Write out the data below in full, unchanged, minus the images.

-- START --

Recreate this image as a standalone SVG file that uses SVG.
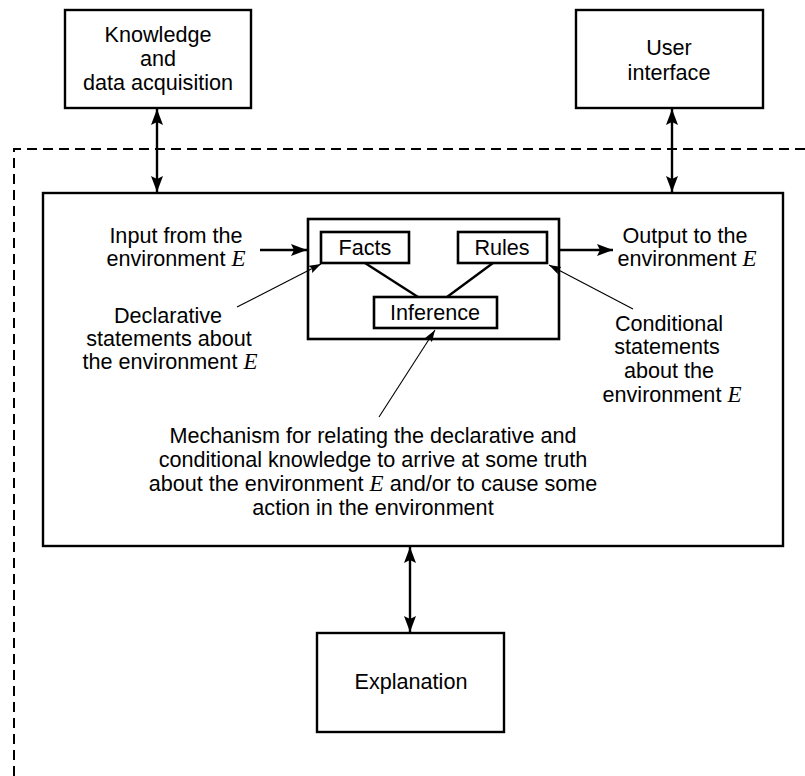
<svg xmlns="http://www.w3.org/2000/svg" width="805" height="776" viewBox="0 0 805 776">
<style>
.box{fill:#fff;stroke:#000;stroke-width:2.4}
.ibox{fill:#fff;stroke:#000;stroke-width:2.6}
.t{font-family:"Liberation Sans",Arial,sans-serif;font-size:21.6px;fill:#000;text-anchor:middle}
.e{font-family:"Liberation Serif","Times New Roman",serif;font-style:italic;font-size:23px}
.conn{stroke:#000;stroke-width:2.4;fill:none}
.ptr{stroke:#000;stroke-width:1.1;fill:none}
.dash{stroke:#000;stroke-width:2;fill:none;stroke-dasharray:10 6}
</style>
<defs>
<marker id="ah" markerUnits="userSpaceOnUse" markerWidth="17" markerHeight="12" refX="16" refY="6" orient="auto-start-reverse" viewBox="0 0 17 12">
<path d="M0,0 L16,6 L0,12 L3,6 Z" fill="#000"/>
</marker>
<marker id="as" markerUnits="userSpaceOnUse" markerWidth="13" markerHeight="9" refX="12" refY="4" orient="auto" viewBox="0 0 13 9">
<path d="M0,0 L12,4 L0,8 L2,4 Z" fill="#000"/>
</marker>
</defs>
<rect width="805" height="776" fill="#fff"/>
<g id="boundary">
<path class="dash" d="M14,776 L14,149 L805,149"/>
</g>
<g id="knowledge">
<rect class="box" x="65" y="10" width="186" height="98"/>
<text class="t" x="158" y="42">Knowledge</text>
<text class="t" x="158" y="66">and</text>
<text class="t" x="158" y="90">data acquisition</text>
</g>
<g id="user-interface">
<rect class="box" x="576" y="10" width="187" height="98"/>
<text class="t" x="669" y="55">User</text>
<text class="t" x="669" y="80">interface</text>
</g>
<g id="main">
<rect class="box" x="43" y="193" width="740" height="353"/>
</g>
<g id="core">
<rect class="ibox" x="308" y="219" width="251" height="120"/>
</g>
<g id="facts">
<rect class="ibox" x="321" y="232" width="88" height="31"/>
<text class="t" x="365" y="255">Facts</text>
</g>
<g id="rules">
<rect class="ibox" x="458" y="232" width="89" height="31"/>
<text class="t" x="502" y="255">Rules</text>
</g>
<g id="inference">
<rect class="ibox" x="374" y="297" width="123" height="31"/>
<text class="t" x="435" y="320">Inference</text>
</g>
<g id="explanation">
<rect class="box" x="317" y="633" width="187" height="99"/>
<text class="t" x="411" y="689">Explanation</text>
</g>
<g id="labels">
<text class="t" x="176" y="243">Input from the</text>
<text class="t" x="176" y="266">environment <tspan class="e">E</tspan></text>
<text class="t" x="685" y="243">Output to the</text>
<text class="t" x="687" y="266">environment <tspan class="e">E</tspan></text>
<text class="t" x="168" y="323">Declarative</text>
<text class="t" x="169" y="346">statements about</text>
<text class="t" x="170" y="369">the environment <tspan class="e">E</tspan></text>
<text class="t" x="669" y="331">Conditional</text>
<text class="t" x="667" y="354">statements</text>
<text class="t" x="669" y="378">about the</text>
<text class="t" x="672" y="402">environment <tspan class="e">E</tspan></text>
<text class="t" x="373" y="443">Mechanism for relating the declarative and</text>
<text class="t" x="373" y="467">conditional knowledge to arrive at some truth</text>
<text class="t" x="373" y="491">about the environment <tspan class="e">E</tspan> and/or to cause some</text>
<text class="t" x="373" y="515">action in the environment</text>
</g>
<g id="connectors">
<line class="conn" x1="157" y1="109" x2="157" y2="192" marker-start="url(#ah)" marker-end="url(#ah)"/>
<line class="conn" x1="672" y1="109" x2="672" y2="192" marker-start="url(#ah)" marker-end="url(#ah)"/>
<line class="conn" x1="410" y1="547" x2="410" y2="632" marker-start="url(#ah)" marker-end="url(#ah)"/>
<line class="conn" x1="260" y1="250" x2="307" y2="250" marker-end="url(#ah)"/>
<line class="conn" x1="559" y1="250" x2="613" y2="250" marker-end="url(#ah)"/>
<line class="conn" x1="365" y1="263" x2="418" y2="297"/>
<line class="conn" x1="493" y1="263" x2="447" y2="297"/>
<line class="ptr" x1="237" y1="307" x2="321" y2="264" marker-end="url(#as)"/>
<line class="ptr" x1="633" y1="309" x2="549" y2="265" marker-end="url(#as)"/>
<line class="ptr" x1="379" y1="417" x2="435" y2="330" marker-end="url(#as)"/>
</g>
</svg>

-- END --

» **The response**:
Recreate this image as a standalone SVG file that uses SVG.
<svg xmlns="http://www.w3.org/2000/svg" width="805" height="776" viewBox="0 0 805 776">
<style>
.box{fill:#fff;stroke:#000;stroke-width:2.4}
.ibox{fill:#fff;stroke:#000;stroke-width:2.6}
.t{font-family:"Liberation Sans",Arial,sans-serif;font-size:21.6px;fill:#000;text-anchor:middle}
.e{font-family:"Liberation Serif","Times New Roman",serif;font-style:italic;font-size:23px}
.conn{stroke:#000;stroke-width:2.4;fill:none}
.ptr{stroke:#000;stroke-width:1.1;fill:none}
.dash{stroke:#000;stroke-width:2;fill:none;stroke-dasharray:10 6}
</style>
<defs>
<marker id="ah" markerUnits="userSpaceOnUse" markerWidth="17" markerHeight="12" refX="16" refY="6" orient="auto-start-reverse" viewBox="0 0 17 12">
<path d="M0,0 L16,6 L0,12 L3,6 Z" fill="#000"/>
</marker>
<marker id="as" markerUnits="userSpaceOnUse" markerWidth="13" markerHeight="9" refX="12" refY="4" orient="auto" viewBox="0 0 13 9">
<path d="M0,0 L12,4 L0,8 L2,4 Z" fill="#000"/>
</marker>
</defs>
<rect width="805" height="776" fill="#fff"/>
<g id="boundary">
<path class="dash" d="M14,776 L14,149 L805,149"/>
</g>
<g id="knowledge">
<rect class="box" x="65" y="10" width="186" height="98"/>
<text class="t" x="158" y="42">Knowledge</text>
<text class="t" x="158" y="66">and</text>
<text class="t" x="158" y="90">data acquisition</text>
</g>
<g id="user-interface">
<rect class="box" x="576" y="10" width="187" height="98"/>
<text class="t" x="669" y="55">User</text>
<text class="t" x="669" y="80">interface</text>
</g>
<g id="main">
<rect class="box" x="43" y="193" width="740" height="353"/>
</g>
<g id="core">
<rect class="ibox" x="308" y="219" width="251" height="120"/>
</g>
<g id="facts">
<rect class="ibox" x="321" y="232" width="88" height="31"/>
<text class="t" x="365" y="255">Facts</text>
</g>
<g id="rules">
<rect class="ibox" x="458" y="232" width="89" height="31"/>
<text class="t" x="502" y="255">Rules</text>
</g>
<g id="inference">
<rect class="ibox" x="374" y="297" width="123" height="31"/>
<text class="t" x="435" y="320">Inference</text>
</g>
<g id="explanation">
<rect class="box" x="317" y="633" width="187" height="99"/>
<text class="t" x="411" y="689">Explanation</text>
</g>
<g id="labels">
<text class="t" x="176" y="243">Input from the</text>
<text class="t" x="176" y="266">environment <tspan class="e">E</tspan></text>
<text class="t" x="685" y="243">Output to the</text>
<text class="t" x="687" y="266">environment <tspan class="e">E</tspan></text>
<text class="t" x="168" y="323">Declarative</text>
<text class="t" x="169" y="346">statements about</text>
<text class="t" x="170" y="369">the environment <tspan class="e">E</tspan></text>
<text class="t" x="669" y="331">Conditional</text>
<text class="t" x="667" y="354">statements</text>
<text class="t" x="669" y="378">about the</text>
<text class="t" x="672" y="402">environment <tspan class="e">E</tspan></text>
<text class="t" x="373" y="443">Mechanism for relating the declarative and</text>
<text class="t" x="373" y="467">conditional knowledge to arrive at some truth</text>
<text class="t" x="373" y="491">about the environment <tspan class="e">E</tspan> and/or to cause some</text>
<text class="t" x="373" y="515">action in the environment</text>
</g>
<g id="connectors">
<line class="conn" x1="157" y1="109" x2="157" y2="192" marker-start="url(#ah)" marker-end="url(#ah)"/>
<line class="conn" x1="672" y1="109" x2="672" y2="192" marker-start="url(#ah)" marker-end="url(#ah)"/>
<line class="conn" x1="410" y1="547" x2="410" y2="632" marker-start="url(#ah)" marker-end="url(#ah)"/>
<line class="conn" x1="260" y1="250" x2="307" y2="250" marker-end="url(#ah)"/>
<line class="conn" x1="559" y1="250" x2="613" y2="250" marker-end="url(#ah)"/>
<line class="conn" x1="365" y1="263" x2="418" y2="297"/>
<line class="conn" x1="493" y1="263" x2="447" y2="297"/>
<line class="ptr" x1="237" y1="307" x2="321" y2="264" marker-end="url(#as)"/>
<line class="ptr" x1="633" y1="309" x2="549" y2="265" marker-end="url(#as)"/>
<line class="ptr" x1="379" y1="417" x2="435" y2="330" marker-end="url(#as)"/>
</g>
</svg>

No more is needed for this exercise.